Global AI Summit Shows Optimism: Rising giant India presents itself as AI Counterweight to U.S. and China
The fourth global AI summit marked a decisive shift from focusing on theoretical hazards to spreading AI’s benefits throughout the world.
What’s new: The AI Impact Summit showcased India’s ambition to serve as a counterweight to the United States and China. This year’s gathering of government officials, business leaders, and researchers took place in New Delhi from February 16 to February 20.
How it works: Billed as the first global AI summit to be hosted in the global south, the conference attracted hundreds of thousands of participants and representatives of more than 100 countries. The leaders of India, Brazil, France, Spain, Bolivia, Mauritius and Sri Lanka were in attendance, as well as UN Secretary-General António Guterres, Director of the White House Office of Science and Technology Policy Michael Kratsios, and star CEOs including Alphabet’s Sundar Pichai, OpenAI’s Sam Altman, and Anthropic’s Dario Amodei. But one participant reported that “Chinese participation was almost nonexistent,” as the schedule overlapped with Chinese New Year celebrations.
- More than 85 countries including the U.S. and China endorsed the New Delhi Declaration on AI Impact, a non-binding agreement to harness AI for economic growth, social good, and shared global benefit rather than narrow national or corporate advantage. The declaration emphasizes seven principles: democratization of AI resources, social empowerment, economic growth and social good, secure and trusted AI, AI for science, nurturing of skills and education, and sustainable AI systems.
- In his summit appearance, Prime Minister Nerendra Modi promoted India as a force for affordable technology designed for a diverse audience. Modi touted India’s supply of tech talent, public technology infrastructure, and startup ecosystem (third largest in the world).
- Top AI companies expanded their presences in India. Anthropic and OpenAI opened offices in Bengaluru and Mumbai, respectively. OpenAI announced an agreement to use Tata Consultancy Services’ data centers and provide its ChatGPT Enterprise service. Google committed to building an AI hub in the southeastern port city of Visakhapatnam and promised to route additional subsea cables between India, the U.S., and other countries.
- Human-rights organizations criticized the summit for failing to address gaps in AI governance. For instance, Amnesty International said that AI in India contributes to “systems of mass surveillance . . . in an already pernicious context of civil rights abuses.” The organization called the summit “largely irrelevant and ineffective at advancing binding rights protections” and called for “regulations for a digitally safe future.”
Behind the news: India is in the spotlight as major AI companies have pledged to invest there and the national government ramps up its own AI spending.

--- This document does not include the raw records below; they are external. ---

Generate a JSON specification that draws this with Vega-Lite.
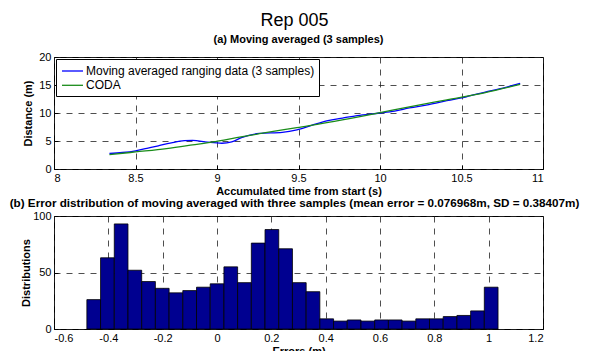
{
  "$schema": "https://vega.github.io/schema/vega-lite/v6.json",
  "background": "white",
  "padding": {"left": 9, "top": 11, "right": 2, "bottom": 4},
  "title": {"text": "Rep 005", "fontSize": 18, "font": "Liberation Sans", "fontWeight": "normal", "anchor": "middle", "offset": 4, "color": "black"},
  "spacing": 47,
  "bounds": "flush",
  "config": {
    "view": {"stroke": "black", "strokeWidth": 1},
    "font": "Liberation Sans",
    "axis": {
      "domain": false,
      "grid": true,
      "gridColor": "#222222",
      "gridDash": [6, 6],
      "gridWidth": 0.8,
      "ticks": true,
      "tickColor": "black",
      "tickSize": -4,
      "labelFont": "Liberation Sans",
      "labelFontSize": 11,
      "labelColor": "black",
      "titleFont": "Liberation Sans",
      "titleFontSize": 11,
      "titleFontWeight": "bold",
      "titleColor": "black",
      "labelPadding": 7
    },
    "title": {"font": "Liberation Sans", "fontSize": 11, "fontWeight": "bold", "color": "black"}
  },
  "vconcat": [
    {
      "width": 489,
      "height": 112,
      "title": {"text": "(a) Moving averaged (3 samples)", "offset": 6},
      "data": {"values": [
        {"t": 8.34, "d": 2.8, "s": "Moving averaged ranging data (3 samples)"},
        {"t": 8.42, "d": 2.95, "s": "Moving averaged ranging data (3 samples)"},
        {"t": 8.5, "d": 3.25, "s": "Moving averaged ranging data (3 samples)"},
        {"t": 8.57, "d": 3.7, "s": "Moving averaged ranging data (3 samples)"},
        {"t": 8.64, "d": 4.15, "s": "Moving averaged ranging data (3 samples)"},
        {"t": 8.72, "d": 4.65, "s": "Moving averaged ranging data (3 samples)"},
        {"t": 8.8, "d": 5.05, "s": "Moving averaged ranging data (3 samples)"},
        {"t": 8.85, "d": 5.12, "s": "Moving averaged ranging data (3 samples)"},
        {"t": 8.94, "d": 4.8, "s": "Moving averaged ranging data (3 samples)"},
        {"t": 9.03, "d": 4.6, "s": "Moving averaged ranging data (3 samples)"},
        {"t": 9.09, "d": 4.85, "s": "Moving averaged ranging data (3 samples)"},
        {"t": 9.15, "d": 5.6, "s": "Moving averaged ranging data (3 samples)"},
        {"t": 9.26, "d": 6.35, "s": "Moving averaged ranging data (3 samples)"},
        {"t": 9.4, "d": 6.55, "s": "Moving averaged ranging data (3 samples)"},
        {"t": 9.49, "d": 7.0, "s": "Moving averaged ranging data (3 samples)"},
        {"t": 9.58, "d": 7.8, "s": "Moving averaged ranging data (3 samples)"},
        {"t": 9.68, "d": 8.65, "s": "Moving averaged ranging data (3 samples)"},
        {"t": 9.77, "d": 9.1, "s": "Moving averaged ranging data (3 samples)"},
        {"t": 9.86, "d": 9.55, "s": "Moving averaged ranging data (3 samples)"},
        {"t": 10.0, "d": 10.0, "s": "Moving averaged ranging data (3 samples)"},
        {"t": 10.09, "d": 10.35, "s": "Moving averaged ranging data (3 samples)"},
        {"t": 10.18, "d": 10.9, "s": "Moving averaged ranging data (3 samples)"},
        {"t": 10.3, "d": 11.5, "s": "Moving averaged ranging data (3 samples)"},
        {"t": 10.41, "d": 12.2, "s": "Moving averaged ranging data (3 samples)"},
        {"t": 10.53, "d": 12.9, "s": "Moving averaged ranging data (3 samples)"},
        {"t": 10.64, "d": 13.7, "s": "Moving averaged ranging data (3 samples)"},
        {"t": 10.76, "d": 14.5, "s": "Moving averaged ranging data (3 samples)"},
        {"t": 10.86, "d": 15.3, "s": "Moving averaged ranging data (3 samples)"},
        {"t": 8.34, "d": 2.55, "s": "CODA"},
        {"t": 8.5, "d": 3.05, "s": "CODA"},
        {"t": 8.69, "d": 3.65, "s": "CODA"},
        {"t": 8.85, "d": 4.3, "s": "CODA"},
        {"t": 8.99, "d": 4.9, "s": "CODA"},
        {"t": 9.12, "d": 5.6, "s": "CODA"},
        {"t": 9.26, "d": 6.3, "s": "CODA"},
        {"t": 9.49, "d": 7.4, "s": "CODA"},
        {"t": 9.72, "d": 8.5, "s": "CODA"},
        {"t": 10.0, "d": 10.05, "s": "CODA"},
        {"t": 10.18, "d": 11.1, "s": "CODA"},
        {"t": 10.41, "d": 12.35, "s": "CODA"},
        {"t": 10.64, "d": 13.6, "s": "CODA"},
        {"t": 10.86, "d": 15.1, "s": "CODA"}
      ]},
      "mark": {"type": "line", "strokeWidth": 1.3, "interpolate": "monotone"},
      "encoding": {
        "x": {"field": "t", "type": "quantitative",
              "scale": {"domain": [8, 11], "nice": false, "zero": false},
              "axis": {"values": [8, 8.5, 9, 9.5, 10, 10.5, 11], "labelExpr": "'' + datum.value", "title": "Accumulated time from start (s)", "titlePadding": 2}},
        "y": {"field": "d", "type": "quantitative",
              "scale": {"domain": [0, 20], "nice": false},
              "axis": {"values": [0, 5, 10, 15, 20], "labelExpr": "'' + datum.value", "title": "Distance (m)", "titlePadding": 5}},
        "color": {"field": "s", "type": "nominal",
                  "scale": {"domain": ["Moving averaged ranging data (3 samples)", "CODA"], "range": ["#0000ff", "#1a8c1a"]},
                  "legend": {"title": null, "orient": "top-left", "offset": 2, "strokeColor": "black", "fillColor": "white", "padding": 4, "labelFontSize": 12, "labelFont": "Liberation Sans", "labelColor": "black", "labelLimit": 0, "symbolType": "M-1.5,0H1.5", "symbolSize": 196, "symbolOffset": 4.5, "symbolStrokeWidth": 1.3, "labelOffset": 5.5, "rowPadding": 0.3}}
      }
    },
    {
      "width": 489,
      "height": 113,
      "title": {"text": "(b) Error distribution of moving averaged with three samples (mean error = 0.076968m, SD = 0.38407m)", "offset": 0, "fontSize": 11.7, "dx": -4},
      "data": {"values": [
        {"lo": -0.479, "hi": -0.4286, "count": 26},
        {"lo": -0.4286, "hi": -0.3781, "count": 63},
        {"lo": -0.3781, "hi": -0.3277, "count": 93},
        {"lo": -0.3277, "hi": -0.2772, "count": 52},
        {"lo": -0.2772, "hi": -0.2268, "count": 42},
        {"lo": -0.2268, "hi": -0.1763, "count": 36},
        {"lo": -0.1763, "hi": -0.1259, "count": 32},
        {"lo": -0.1259, "hi": -0.0754, "count": 34},
        {"lo": -0.0754, "hi": -0.025, "count": 37},
        {"lo": -0.025, "hi": 0.0255, "count": 40},
        {"lo": 0.0255, "hi": 0.0759, "count": 55},
        {"lo": 0.0759, "hi": 0.1264, "count": 41},
        {"lo": 0.1264, "hi": 0.1768, "count": 76},
        {"lo": 0.1768, "hi": 0.2273, "count": 88},
        {"lo": 0.2273, "hi": 0.2777, "count": 71},
        {"lo": 0.2777, "hi": 0.3282, "count": 41},
        {"lo": 0.3282, "hi": 0.3786, "count": 33},
        {"lo": 0.3786, "hi": 0.4291, "count": 9},
        {"lo": 0.4291, "hi": 0.4795, "count": 7},
        {"lo": 0.4795, "hi": 0.53, "count": 8},
        {"lo": 0.53, "hi": 0.5804, "count": 7},
        {"lo": 0.5804, "hi": 0.6309, "count": 8},
        {"lo": 0.6309, "hi": 0.6813, "count": 8},
        {"lo": 0.6813, "hi": 0.7318, "count": 7},
        {"lo": 0.7318, "hi": 0.7822, "count": 9},
        {"lo": 0.7822, "hi": 0.8327, "count": 9},
        {"lo": 0.8327, "hi": 0.8831, "count": 11},
        {"lo": 0.8831, "hi": 0.9336, "count": 12},
        {"lo": 0.9336, "hi": 0.984, "count": 16},
        {"lo": 0.984, "hi": 1.0345, "count": 37}
      ]},
      "mark": {"type": "bar", "fill": "#000090", "stroke": "black", "strokeWidth": 0.8},
      "encoding": {
        "x": {"field": "lo", "type": "quantitative",
              "scale": {"domain": [-0.6, 1.2], "nice": false, "zero": false},
              "axis": {"values": [-0.6, -0.4, -0.2, 0, 0.2, 0.4, 0.6, 0.8, 1, 1.2], "labelExpr": "'' + datum.value", "title": "Errors (m)", "titlePadding": 2}},
        "x2": {"field": "hi"},
        "y": {"field": "count", "type": "quantitative",
              "scale": {"domain": [0, 100], "nice": false},
              "axis": {"values": [0, 50, 100], "labelExpr": "'' + datum.value", "title": "Distributions", "titlePadding": 1}},
        "y2": {"datum": 0}
      }
    }
  ]
}
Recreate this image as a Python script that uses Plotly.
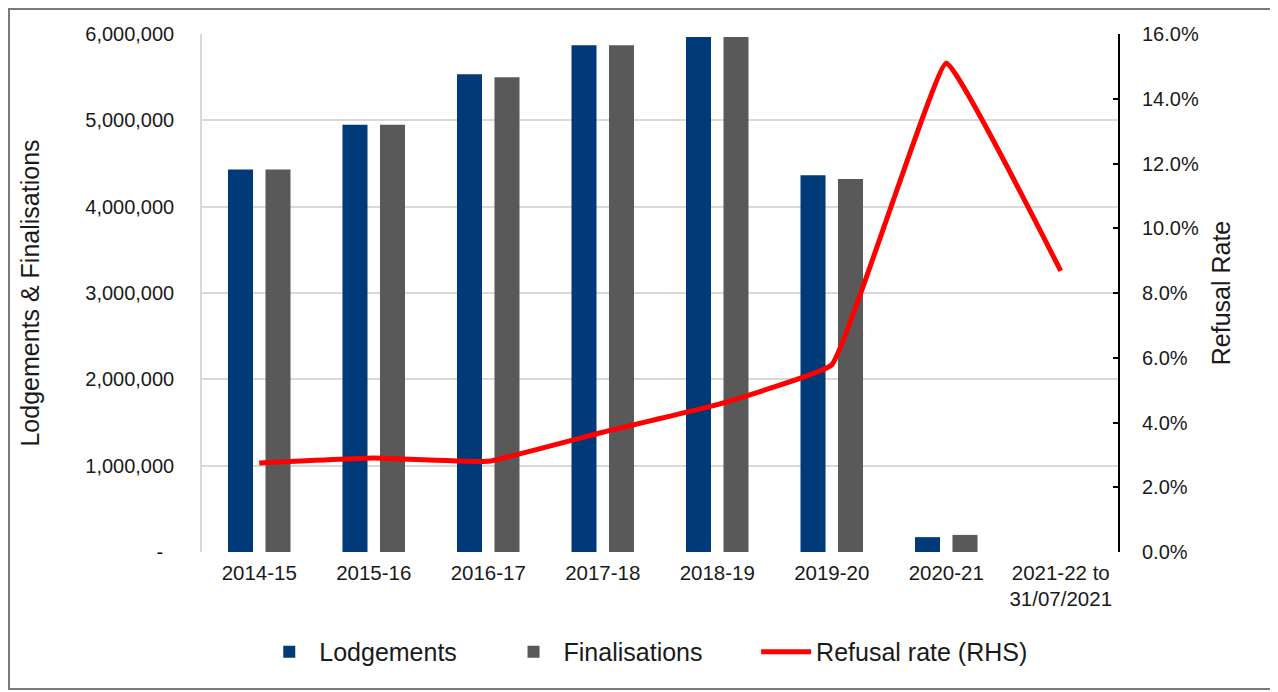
import plotly.graph_objects as go

# Data
years = ["2014-15", "2015-16", "2016-17", "2017-18", "2018-19", "2019-20",
         "2020-21", "2021-22 to<br>31/07/2021"]
lodgements = [4430000, 4950000, 5535000, 5870000, 5965000, 4365000, 172000, None]
finalisations = [4430000, 4950000, 5500000, 5870000, 5965000, 4320000, 198000, None]
refusal_rate = [0.0275, 0.029, 0.028, 0.037, 0.0455, 0.0578, 0.151, 0.0868]

left_ticks = [0, 1000000, 2000000, 3000000, 4000000, 5000000, 6000000]
left_ticktext = ["-\u00a0\u00a0"] + [f"{v:,}" for v in left_ticks[1:]]

NAVY = "#003A78"
GREY = "#595959"
RED = "#FF0000"
FONT = "Liberation Sans, Arial, sans-serif"
TEXT = "#1a1a1a"
PAD = "\u00a0" * 6  # widen legend entries like the original

fig = go.Figure()
fig.add_trace(go.Bar(x=years, y=lodgements, name="Lodgements" + PAD,
                     marker=dict(color=NAVY, line=dict(width=0))))
fig.add_trace(go.Bar(x=years, y=finalisations, name="Finalisations" + PAD + "\u00a0",
                     marker=dict(color=GREY, line=dict(width=0))))
fig.add_trace(go.Scatter(x=years, y=refusal_rate, name="Refusal rate (RHS)",
                         yaxis="y2", mode="lines",
                         line=dict(color=RED, width=5, shape="spline", smoothing=0.25)))

# page body adds an 8px offset, so the figure is 8px smaller than the window
fig.update_layout(
    width=1270, height=684,
    margin=dict(l=194, r=160, t=26, b=140, autoexpand=False),
    paper_bgcolor="white", plot_bgcolor="white",
    font=dict(family=FONT, size=20, color=TEXT),
    barmode="group", bargap=0.345, bargroupgap=0.333,
    xaxis=dict(showline=True, linecolor="white", linewidth=3,
               tickfont=dict(size=20.5), ticks="", showgrid=False),
    yaxis=dict(range=[0, 6000000], tickvals=left_ticks, ticktext=left_ticktext,
               showgrid=True, gridcolor="#D9D9D9", gridwidth=1.5,
               showline=True, linecolor="#D9D9D9", linewidth=1.5,
               zeroline=False, ticks="", ticklabelstandoff=22,
               title=dict(text="Lodgements & Finalisations", font=dict(size=25),
                          standoff=39)),
    yaxis2=dict(range=[0, 0.16], dtick=0.02, tickformat=".1%", overlaying="y",
                side="right", showgrid=False, zeroline=False,
                showline=True, linecolor="black", linewidth=2,
                ticks="inside", ticklen=5, tickwidth=2, tickcolor="black",
                ticklabelstandoff=18,
                title=dict(text="Refusal Rate", font=dict(size=25), standoff=15)),
    legend=dict(orientation="h", x=0.485, xanchor="center", y=-0.193,
                yanchor="middle", font=dict(size=25), itemwidth=50,
                traceorder="normal"),
    shapes=[dict(type="rect", xref="paper", yref="paper",
                 x0=-0.2107, x1=1.1703, y0=-0.2645, y1=1.0483,
                 line=dict(color="#7a7a7a", width=2), layer="below")],
)

fig.write_html("out.html")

- Google has committed $15 billion over five years to establish an artificial intelligence hub. Microsoft will invest $17.5 billion over four years in India’s cloud and AI infrastructure. Amazon plans to spend $35 billion by 2030 to build its business in India.
- As the conference opened, India allocated $1.1 billion to fund startups in AI and other high-tech fields.

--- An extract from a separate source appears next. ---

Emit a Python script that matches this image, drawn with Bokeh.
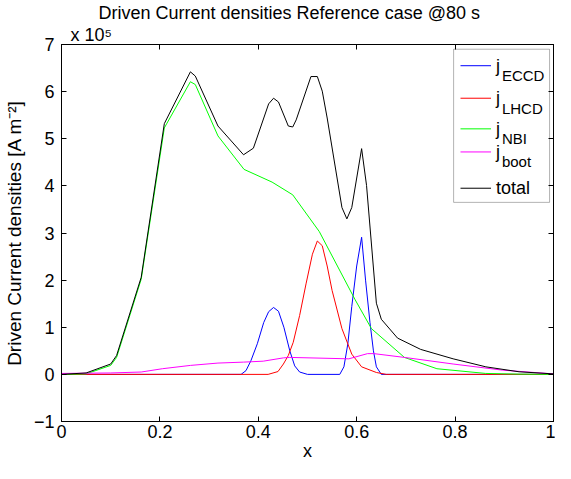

- The government is funding domestic startups to build models that can process its 22 officially recognized languages while running on relatively small processing budgets.
Why it matters: Advancing AI is a global effort, and communication among national governments is an important part. This year’s summit focused on realistic issues like ensuring access to processing and connectivity and encouraging competition in the market — a welcome change from the unrealistic science-fiction worries that dominated the initial event in 2023. This year’s optimistic atmosphere signals that the 2024 and 2025 summits helped attendees recognize AI’s value. At the same time, critics highlighted the ongoing challenge of aligning AI’s rapid build-out with democratic values.
We’re thinking: It’s important that global leaders get together and keep talking. We’re glad to see that the AI summit remains ongoing and governments are aiming to use AI for the benefit of all.